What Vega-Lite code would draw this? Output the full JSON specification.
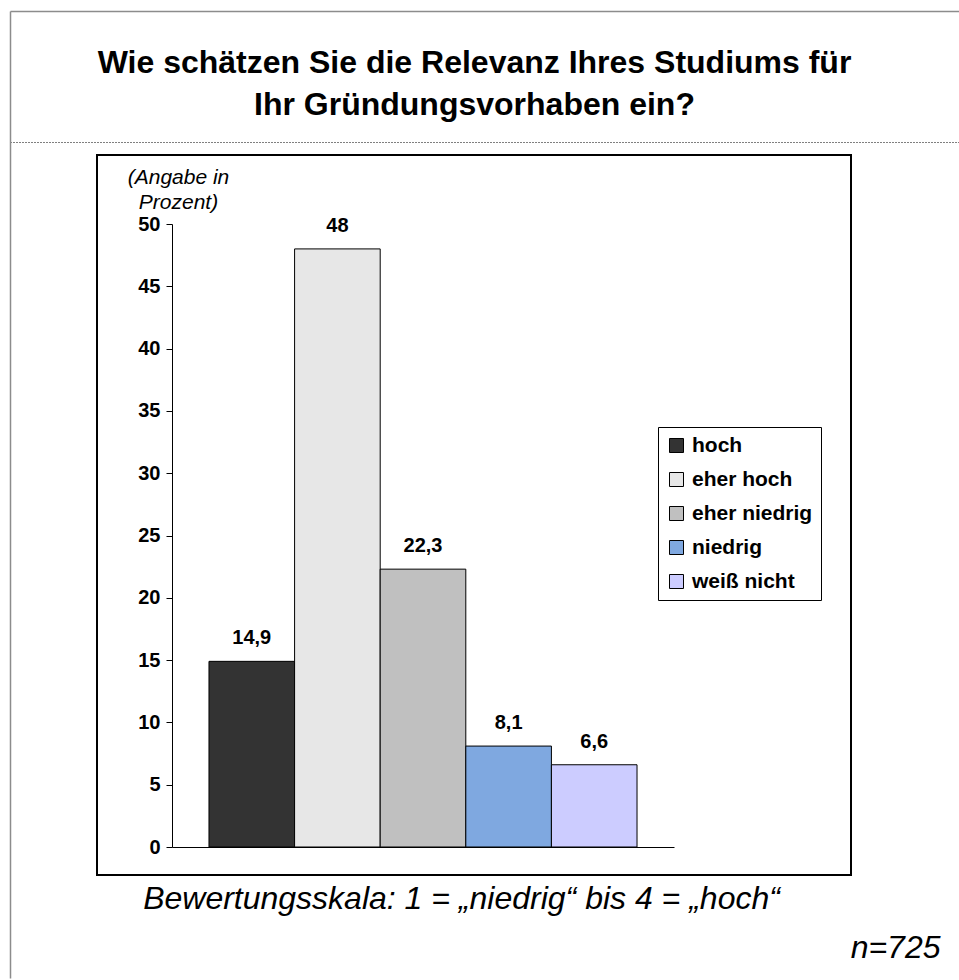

========================

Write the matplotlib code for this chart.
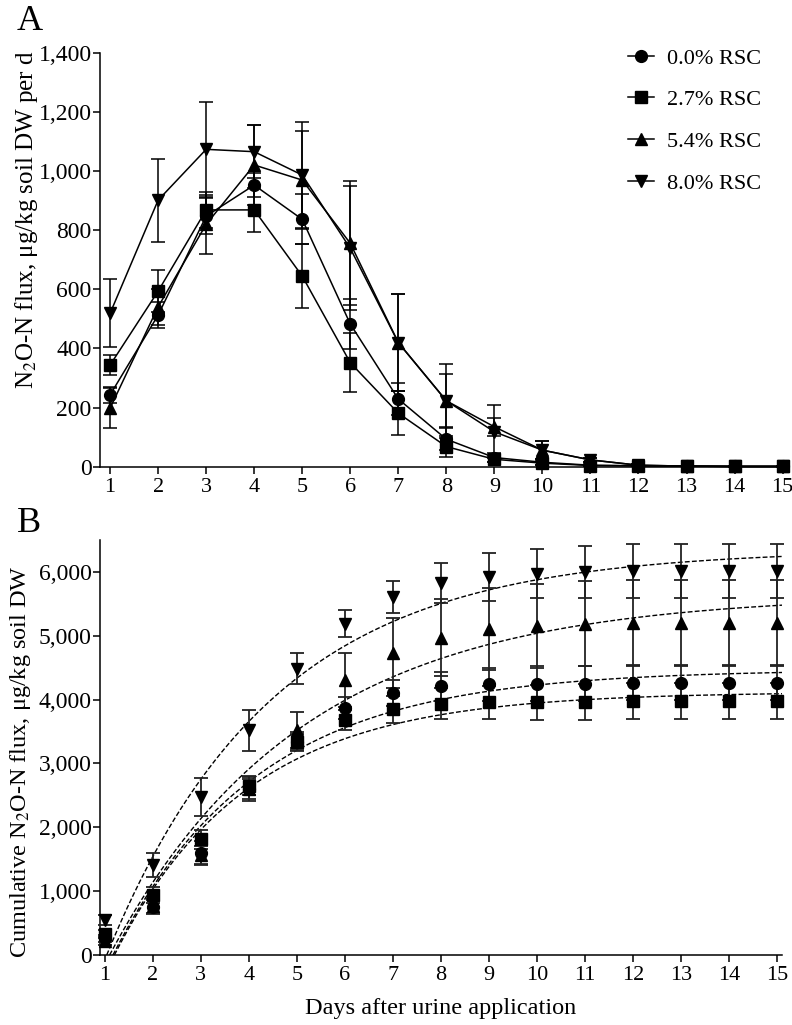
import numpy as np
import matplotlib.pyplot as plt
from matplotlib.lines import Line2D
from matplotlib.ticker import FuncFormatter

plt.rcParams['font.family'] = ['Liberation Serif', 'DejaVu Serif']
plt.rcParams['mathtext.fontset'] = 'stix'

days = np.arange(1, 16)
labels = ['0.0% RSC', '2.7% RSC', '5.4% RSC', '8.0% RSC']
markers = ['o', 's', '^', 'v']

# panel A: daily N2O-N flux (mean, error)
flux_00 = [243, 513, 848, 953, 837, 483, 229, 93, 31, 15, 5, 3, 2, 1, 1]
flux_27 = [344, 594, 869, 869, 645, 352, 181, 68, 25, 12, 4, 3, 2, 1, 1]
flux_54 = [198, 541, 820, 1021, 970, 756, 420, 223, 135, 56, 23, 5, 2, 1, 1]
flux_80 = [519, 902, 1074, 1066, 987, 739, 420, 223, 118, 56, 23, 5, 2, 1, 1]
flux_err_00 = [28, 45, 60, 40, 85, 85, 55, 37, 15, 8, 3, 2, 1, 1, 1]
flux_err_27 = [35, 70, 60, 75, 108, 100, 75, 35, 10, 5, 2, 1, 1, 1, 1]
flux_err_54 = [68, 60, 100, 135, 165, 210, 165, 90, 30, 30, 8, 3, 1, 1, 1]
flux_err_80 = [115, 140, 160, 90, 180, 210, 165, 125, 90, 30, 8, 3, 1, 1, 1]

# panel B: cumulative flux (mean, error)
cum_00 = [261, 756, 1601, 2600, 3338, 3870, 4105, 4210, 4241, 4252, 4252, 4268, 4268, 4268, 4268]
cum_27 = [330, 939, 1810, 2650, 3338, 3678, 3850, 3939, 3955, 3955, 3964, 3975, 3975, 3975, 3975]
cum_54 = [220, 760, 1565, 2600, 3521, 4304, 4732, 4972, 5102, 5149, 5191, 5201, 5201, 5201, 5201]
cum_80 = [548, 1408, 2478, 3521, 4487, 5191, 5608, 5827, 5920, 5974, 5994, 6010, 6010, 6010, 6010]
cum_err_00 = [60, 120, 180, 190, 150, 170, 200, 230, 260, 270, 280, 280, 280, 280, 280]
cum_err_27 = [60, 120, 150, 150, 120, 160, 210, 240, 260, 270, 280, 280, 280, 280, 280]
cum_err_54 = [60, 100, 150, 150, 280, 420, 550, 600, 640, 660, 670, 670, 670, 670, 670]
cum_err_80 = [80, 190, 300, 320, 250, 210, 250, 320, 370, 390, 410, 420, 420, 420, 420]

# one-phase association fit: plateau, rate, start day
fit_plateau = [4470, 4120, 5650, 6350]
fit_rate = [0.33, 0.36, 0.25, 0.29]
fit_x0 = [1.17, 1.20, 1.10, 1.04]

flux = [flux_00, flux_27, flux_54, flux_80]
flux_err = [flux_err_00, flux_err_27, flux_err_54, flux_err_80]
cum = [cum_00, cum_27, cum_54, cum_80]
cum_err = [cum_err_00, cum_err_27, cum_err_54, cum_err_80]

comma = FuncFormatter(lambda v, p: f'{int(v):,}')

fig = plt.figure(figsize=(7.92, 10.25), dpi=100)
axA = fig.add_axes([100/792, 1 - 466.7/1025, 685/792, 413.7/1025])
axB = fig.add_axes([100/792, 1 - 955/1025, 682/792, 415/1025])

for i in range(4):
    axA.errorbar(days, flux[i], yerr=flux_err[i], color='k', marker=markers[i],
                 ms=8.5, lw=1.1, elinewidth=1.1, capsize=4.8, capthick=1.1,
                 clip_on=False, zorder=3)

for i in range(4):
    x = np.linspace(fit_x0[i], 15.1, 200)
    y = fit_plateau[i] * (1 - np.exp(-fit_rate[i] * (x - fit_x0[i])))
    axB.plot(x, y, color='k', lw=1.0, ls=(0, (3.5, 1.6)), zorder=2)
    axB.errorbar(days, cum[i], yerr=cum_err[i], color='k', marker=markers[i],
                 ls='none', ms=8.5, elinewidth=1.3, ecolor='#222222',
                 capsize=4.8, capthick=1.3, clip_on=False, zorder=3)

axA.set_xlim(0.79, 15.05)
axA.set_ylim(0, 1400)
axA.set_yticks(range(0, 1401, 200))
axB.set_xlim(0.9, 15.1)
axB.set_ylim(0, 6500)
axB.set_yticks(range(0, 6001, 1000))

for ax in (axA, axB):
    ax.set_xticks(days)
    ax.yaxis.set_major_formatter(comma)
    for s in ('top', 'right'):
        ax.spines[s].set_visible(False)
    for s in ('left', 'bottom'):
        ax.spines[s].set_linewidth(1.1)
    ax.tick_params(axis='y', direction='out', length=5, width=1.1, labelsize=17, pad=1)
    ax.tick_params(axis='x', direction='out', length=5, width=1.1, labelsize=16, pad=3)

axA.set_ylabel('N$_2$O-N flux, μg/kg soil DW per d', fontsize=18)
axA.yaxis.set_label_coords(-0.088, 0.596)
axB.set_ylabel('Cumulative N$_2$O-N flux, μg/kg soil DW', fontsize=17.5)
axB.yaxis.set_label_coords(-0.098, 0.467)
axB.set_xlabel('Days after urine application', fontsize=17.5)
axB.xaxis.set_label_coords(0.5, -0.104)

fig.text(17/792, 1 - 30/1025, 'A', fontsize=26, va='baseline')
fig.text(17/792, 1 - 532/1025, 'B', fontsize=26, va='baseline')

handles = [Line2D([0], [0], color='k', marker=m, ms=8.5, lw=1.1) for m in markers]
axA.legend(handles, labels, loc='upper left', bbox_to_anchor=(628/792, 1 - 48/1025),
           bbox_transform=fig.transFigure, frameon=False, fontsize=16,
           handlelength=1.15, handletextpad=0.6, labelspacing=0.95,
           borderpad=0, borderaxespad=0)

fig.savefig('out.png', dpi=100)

========================

* **Stated task**:
Start at the line that contains "Write the matplotlib code for this chart.", stop at the line that contains "plt.rcParams['mathtext.fontset'] = 'stix'", and reproduce each line in that stretch exactly. Pictures are excluded.

* **Solution for this problem**:
Write the matplotlib code for this chart.
import numpy as np
import matplotlib.pyplot as plt
from matplotlib.lines import Line2D
from matplotlib.ticker import FuncFormatter

plt.rcParams['font.family'] = ['Liberation Serif', 'DejaVu Serif']
plt.rcParams['mathtext.fontset'] = 'stix'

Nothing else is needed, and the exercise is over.